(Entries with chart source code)

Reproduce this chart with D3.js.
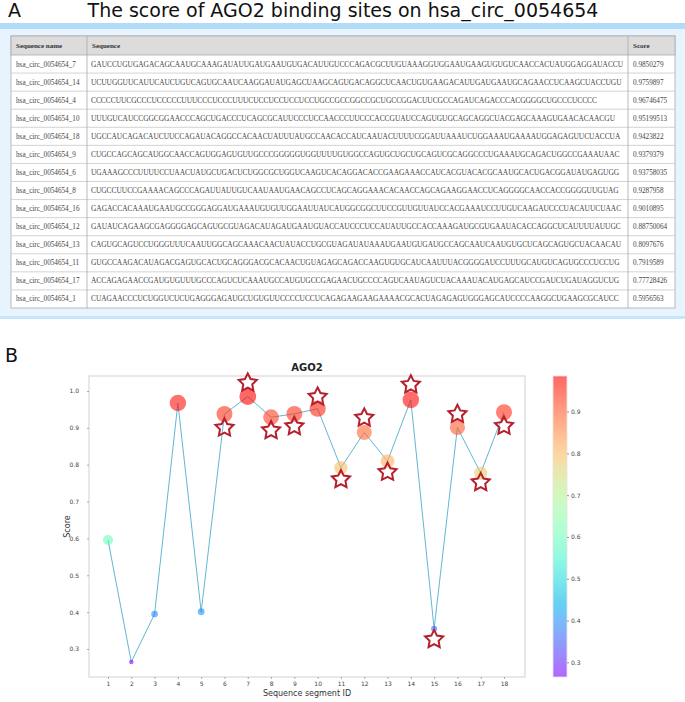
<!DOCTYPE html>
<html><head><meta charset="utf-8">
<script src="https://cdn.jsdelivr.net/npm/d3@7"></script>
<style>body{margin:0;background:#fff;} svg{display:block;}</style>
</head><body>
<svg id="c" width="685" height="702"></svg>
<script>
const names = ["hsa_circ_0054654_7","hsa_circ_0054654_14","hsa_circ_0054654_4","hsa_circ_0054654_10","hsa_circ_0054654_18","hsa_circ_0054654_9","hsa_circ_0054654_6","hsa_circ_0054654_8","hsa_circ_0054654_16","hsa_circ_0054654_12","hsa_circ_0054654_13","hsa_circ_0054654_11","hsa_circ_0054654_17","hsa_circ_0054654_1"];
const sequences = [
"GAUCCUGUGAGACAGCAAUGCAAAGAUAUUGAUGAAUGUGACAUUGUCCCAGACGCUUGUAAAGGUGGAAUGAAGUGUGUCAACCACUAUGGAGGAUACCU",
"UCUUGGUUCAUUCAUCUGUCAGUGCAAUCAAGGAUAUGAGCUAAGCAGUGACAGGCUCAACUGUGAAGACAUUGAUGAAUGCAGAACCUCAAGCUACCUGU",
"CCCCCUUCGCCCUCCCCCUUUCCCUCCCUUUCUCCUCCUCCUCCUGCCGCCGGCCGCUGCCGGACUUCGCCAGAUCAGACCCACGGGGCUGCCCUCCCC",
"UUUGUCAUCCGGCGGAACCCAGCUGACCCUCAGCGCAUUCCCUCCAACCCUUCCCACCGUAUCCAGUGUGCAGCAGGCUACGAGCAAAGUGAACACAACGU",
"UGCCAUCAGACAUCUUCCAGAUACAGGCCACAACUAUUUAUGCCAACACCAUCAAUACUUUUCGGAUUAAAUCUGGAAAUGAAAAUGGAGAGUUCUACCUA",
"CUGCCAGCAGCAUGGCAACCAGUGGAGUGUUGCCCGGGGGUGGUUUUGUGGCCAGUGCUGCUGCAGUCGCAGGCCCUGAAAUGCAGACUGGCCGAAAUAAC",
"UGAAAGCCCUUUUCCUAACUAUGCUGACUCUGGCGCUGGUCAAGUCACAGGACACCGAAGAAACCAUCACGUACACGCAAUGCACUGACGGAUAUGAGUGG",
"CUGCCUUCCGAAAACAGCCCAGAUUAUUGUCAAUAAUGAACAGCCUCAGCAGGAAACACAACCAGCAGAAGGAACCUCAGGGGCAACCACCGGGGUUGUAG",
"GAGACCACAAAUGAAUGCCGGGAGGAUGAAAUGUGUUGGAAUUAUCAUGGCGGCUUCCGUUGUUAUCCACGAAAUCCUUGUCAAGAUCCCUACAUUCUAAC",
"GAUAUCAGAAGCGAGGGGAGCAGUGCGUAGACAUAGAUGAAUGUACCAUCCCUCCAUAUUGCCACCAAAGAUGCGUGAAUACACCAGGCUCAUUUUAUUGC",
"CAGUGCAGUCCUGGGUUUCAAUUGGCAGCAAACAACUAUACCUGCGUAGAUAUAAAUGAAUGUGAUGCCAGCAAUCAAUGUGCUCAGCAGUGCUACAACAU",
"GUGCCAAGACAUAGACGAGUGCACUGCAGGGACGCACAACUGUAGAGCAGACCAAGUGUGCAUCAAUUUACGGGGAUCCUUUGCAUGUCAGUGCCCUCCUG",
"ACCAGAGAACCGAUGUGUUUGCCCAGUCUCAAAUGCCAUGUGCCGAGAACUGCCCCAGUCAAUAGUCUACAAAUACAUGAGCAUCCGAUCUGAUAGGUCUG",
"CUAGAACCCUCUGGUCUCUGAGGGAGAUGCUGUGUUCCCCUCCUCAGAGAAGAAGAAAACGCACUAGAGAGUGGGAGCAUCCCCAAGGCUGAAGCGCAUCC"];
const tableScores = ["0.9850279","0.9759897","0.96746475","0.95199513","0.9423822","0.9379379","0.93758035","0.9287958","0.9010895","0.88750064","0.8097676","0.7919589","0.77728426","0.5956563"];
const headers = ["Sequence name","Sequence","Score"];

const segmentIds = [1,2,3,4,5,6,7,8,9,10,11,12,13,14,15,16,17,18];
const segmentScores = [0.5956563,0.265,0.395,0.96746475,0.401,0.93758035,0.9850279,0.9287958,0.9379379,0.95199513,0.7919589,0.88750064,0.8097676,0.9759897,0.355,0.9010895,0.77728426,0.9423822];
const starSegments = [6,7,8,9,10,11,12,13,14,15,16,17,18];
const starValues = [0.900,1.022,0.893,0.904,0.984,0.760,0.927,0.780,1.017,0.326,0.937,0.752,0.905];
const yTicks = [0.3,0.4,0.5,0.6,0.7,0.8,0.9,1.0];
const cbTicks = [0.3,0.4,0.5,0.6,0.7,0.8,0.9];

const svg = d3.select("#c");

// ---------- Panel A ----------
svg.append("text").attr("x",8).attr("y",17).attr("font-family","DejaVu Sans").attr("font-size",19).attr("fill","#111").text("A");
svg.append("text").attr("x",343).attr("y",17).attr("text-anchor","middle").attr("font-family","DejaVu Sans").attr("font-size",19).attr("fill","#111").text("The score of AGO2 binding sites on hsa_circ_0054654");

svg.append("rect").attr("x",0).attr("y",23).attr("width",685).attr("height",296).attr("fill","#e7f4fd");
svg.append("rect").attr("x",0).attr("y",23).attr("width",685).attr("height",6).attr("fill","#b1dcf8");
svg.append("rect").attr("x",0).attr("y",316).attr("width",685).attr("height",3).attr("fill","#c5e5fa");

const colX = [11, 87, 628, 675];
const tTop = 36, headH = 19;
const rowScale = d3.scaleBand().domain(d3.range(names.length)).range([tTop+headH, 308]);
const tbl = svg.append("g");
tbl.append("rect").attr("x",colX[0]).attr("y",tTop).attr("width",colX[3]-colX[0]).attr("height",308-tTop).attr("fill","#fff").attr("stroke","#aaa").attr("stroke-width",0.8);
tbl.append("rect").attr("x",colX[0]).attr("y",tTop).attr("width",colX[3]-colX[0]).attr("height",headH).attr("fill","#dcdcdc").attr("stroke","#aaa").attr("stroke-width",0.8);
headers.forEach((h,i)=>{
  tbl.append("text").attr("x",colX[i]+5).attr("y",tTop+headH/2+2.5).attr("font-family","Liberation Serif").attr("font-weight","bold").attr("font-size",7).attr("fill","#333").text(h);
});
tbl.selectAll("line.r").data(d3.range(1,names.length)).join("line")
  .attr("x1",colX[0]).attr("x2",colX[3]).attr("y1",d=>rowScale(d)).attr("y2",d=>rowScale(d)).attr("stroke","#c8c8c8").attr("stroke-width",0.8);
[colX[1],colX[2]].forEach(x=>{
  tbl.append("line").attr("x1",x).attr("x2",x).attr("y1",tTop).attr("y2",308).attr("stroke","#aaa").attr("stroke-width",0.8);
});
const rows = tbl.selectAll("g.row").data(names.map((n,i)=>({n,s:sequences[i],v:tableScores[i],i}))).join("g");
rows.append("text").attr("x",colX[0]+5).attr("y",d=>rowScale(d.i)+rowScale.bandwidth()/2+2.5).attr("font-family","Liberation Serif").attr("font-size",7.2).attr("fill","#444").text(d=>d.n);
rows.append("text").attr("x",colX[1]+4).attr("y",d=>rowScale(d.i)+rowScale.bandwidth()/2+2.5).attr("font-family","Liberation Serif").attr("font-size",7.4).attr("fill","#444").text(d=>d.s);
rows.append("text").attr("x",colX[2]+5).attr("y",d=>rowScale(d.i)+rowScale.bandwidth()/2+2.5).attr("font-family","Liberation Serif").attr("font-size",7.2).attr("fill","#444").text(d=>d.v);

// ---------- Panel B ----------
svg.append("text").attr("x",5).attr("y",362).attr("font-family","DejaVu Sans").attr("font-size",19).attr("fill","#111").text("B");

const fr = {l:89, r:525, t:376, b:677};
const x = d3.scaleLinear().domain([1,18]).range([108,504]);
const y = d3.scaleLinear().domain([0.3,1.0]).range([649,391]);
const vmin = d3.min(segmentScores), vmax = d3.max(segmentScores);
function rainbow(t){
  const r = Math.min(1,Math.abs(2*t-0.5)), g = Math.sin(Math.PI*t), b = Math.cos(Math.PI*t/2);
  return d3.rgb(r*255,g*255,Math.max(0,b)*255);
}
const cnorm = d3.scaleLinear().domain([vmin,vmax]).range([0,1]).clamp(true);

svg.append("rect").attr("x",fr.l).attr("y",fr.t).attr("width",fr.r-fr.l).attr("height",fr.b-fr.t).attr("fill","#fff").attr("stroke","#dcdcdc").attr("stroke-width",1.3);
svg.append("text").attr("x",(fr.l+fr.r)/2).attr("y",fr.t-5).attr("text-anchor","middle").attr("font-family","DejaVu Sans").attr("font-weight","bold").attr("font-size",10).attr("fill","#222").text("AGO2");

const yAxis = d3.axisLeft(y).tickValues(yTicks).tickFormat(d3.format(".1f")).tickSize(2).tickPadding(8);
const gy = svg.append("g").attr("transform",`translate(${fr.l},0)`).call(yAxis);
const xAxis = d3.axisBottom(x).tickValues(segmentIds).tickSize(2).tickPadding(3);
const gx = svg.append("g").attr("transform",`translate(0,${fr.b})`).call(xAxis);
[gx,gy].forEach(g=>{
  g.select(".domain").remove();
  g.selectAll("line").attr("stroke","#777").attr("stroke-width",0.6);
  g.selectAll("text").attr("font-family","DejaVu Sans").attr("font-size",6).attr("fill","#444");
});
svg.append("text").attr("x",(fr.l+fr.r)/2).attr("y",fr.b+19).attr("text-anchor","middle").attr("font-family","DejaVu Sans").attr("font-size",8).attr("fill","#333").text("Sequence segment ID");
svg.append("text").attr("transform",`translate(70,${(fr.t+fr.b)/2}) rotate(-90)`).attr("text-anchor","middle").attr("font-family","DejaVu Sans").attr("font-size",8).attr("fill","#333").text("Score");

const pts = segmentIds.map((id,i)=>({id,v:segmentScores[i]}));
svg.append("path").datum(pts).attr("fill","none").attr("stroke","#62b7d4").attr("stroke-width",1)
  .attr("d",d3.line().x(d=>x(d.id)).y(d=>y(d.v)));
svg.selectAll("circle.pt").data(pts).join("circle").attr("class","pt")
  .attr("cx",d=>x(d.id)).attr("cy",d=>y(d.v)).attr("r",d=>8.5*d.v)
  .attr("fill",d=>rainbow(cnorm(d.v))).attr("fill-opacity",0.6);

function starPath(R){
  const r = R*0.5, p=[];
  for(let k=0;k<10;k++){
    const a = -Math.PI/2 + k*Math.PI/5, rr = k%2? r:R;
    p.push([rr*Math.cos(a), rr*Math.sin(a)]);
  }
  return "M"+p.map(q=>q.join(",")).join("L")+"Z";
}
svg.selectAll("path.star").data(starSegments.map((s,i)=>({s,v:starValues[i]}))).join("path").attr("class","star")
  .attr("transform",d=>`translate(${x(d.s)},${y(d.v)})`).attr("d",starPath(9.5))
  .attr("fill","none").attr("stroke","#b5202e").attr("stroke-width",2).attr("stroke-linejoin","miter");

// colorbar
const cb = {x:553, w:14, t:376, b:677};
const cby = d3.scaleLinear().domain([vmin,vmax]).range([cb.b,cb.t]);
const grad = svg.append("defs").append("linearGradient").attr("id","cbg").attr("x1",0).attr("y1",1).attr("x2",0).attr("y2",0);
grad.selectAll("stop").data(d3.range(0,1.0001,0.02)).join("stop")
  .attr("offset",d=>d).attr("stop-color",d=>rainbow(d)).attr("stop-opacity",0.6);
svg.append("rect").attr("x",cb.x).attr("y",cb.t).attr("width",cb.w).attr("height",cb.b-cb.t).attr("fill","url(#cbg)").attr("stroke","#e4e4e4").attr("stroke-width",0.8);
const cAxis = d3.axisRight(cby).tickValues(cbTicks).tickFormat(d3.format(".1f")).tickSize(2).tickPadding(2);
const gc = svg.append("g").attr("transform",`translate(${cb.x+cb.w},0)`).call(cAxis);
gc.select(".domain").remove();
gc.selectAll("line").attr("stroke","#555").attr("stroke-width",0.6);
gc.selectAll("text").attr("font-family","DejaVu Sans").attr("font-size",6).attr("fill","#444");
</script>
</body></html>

* * *

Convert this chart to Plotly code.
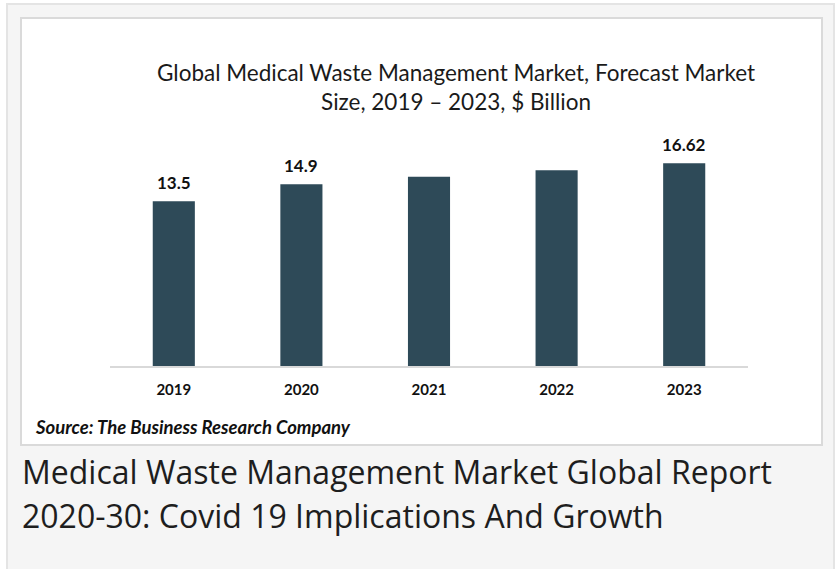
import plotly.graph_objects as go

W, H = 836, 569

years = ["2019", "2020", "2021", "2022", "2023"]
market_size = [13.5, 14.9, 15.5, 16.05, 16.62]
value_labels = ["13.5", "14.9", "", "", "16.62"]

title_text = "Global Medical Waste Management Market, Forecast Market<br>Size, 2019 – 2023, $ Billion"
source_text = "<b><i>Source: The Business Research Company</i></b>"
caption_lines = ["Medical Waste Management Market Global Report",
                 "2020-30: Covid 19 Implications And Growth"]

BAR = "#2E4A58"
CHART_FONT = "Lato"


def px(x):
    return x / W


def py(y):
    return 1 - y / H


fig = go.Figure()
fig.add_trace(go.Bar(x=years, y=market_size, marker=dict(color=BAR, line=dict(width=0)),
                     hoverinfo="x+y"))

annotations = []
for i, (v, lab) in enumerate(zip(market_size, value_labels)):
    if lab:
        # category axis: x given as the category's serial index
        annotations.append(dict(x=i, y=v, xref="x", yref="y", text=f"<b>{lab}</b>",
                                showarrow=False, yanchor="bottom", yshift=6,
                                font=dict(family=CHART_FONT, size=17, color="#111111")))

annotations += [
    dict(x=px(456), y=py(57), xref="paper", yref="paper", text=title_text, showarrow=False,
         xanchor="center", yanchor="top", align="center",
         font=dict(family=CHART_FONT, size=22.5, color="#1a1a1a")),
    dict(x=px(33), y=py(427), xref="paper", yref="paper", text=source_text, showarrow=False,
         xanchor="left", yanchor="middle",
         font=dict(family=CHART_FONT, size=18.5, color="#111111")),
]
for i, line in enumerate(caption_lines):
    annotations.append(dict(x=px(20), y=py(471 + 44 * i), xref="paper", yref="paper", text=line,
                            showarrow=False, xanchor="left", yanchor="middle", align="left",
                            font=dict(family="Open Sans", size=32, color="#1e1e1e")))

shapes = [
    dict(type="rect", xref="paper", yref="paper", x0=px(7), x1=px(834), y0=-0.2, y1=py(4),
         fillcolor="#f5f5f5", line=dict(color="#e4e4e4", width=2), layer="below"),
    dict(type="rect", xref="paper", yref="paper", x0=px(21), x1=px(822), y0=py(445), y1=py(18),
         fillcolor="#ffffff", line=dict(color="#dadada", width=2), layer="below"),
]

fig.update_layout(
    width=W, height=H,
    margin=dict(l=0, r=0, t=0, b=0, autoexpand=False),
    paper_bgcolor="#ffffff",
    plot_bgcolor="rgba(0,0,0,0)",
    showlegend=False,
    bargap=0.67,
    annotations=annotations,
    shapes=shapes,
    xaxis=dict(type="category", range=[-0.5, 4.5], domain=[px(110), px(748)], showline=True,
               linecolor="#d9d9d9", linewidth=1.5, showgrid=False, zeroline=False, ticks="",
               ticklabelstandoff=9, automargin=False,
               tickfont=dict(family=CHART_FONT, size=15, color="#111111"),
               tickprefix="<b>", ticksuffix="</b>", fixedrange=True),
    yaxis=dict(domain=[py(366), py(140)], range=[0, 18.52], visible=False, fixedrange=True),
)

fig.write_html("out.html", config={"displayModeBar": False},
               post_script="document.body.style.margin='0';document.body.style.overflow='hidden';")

■ **Work required**:
Using the entries above, transcribe every line from the line containing "Convert this chart to Plotly code." through the line containing "return 1 - y / H". Do not copy pictures.

■ **Exercise result**:
Convert this chart to Plotly code.
import plotly.graph_objects as go

W, H = 836, 569

years = ["2019", "2020", "2021", "2022", "2023"]
market_size = [13.5, 14.9, 15.5, 16.05, 16.62]
value_labels = ["13.5", "14.9", "", "", "16.62"]

title_text = "Global Medical Waste Management Market, Forecast Market<br>Size, 2019 – 2023, $ Billion"
source_text = "<b><i>Source: The Business Research Company</i></b>"
caption_lines = ["Medical Waste Management Market Global Report",
                 "2020-30: Covid 19 Implications And Growth"]

BAR = "#2E4A58"
CHART_FONT = "Lato"


def px(x):
    return x / W


def py(y):
    return 1 - y / H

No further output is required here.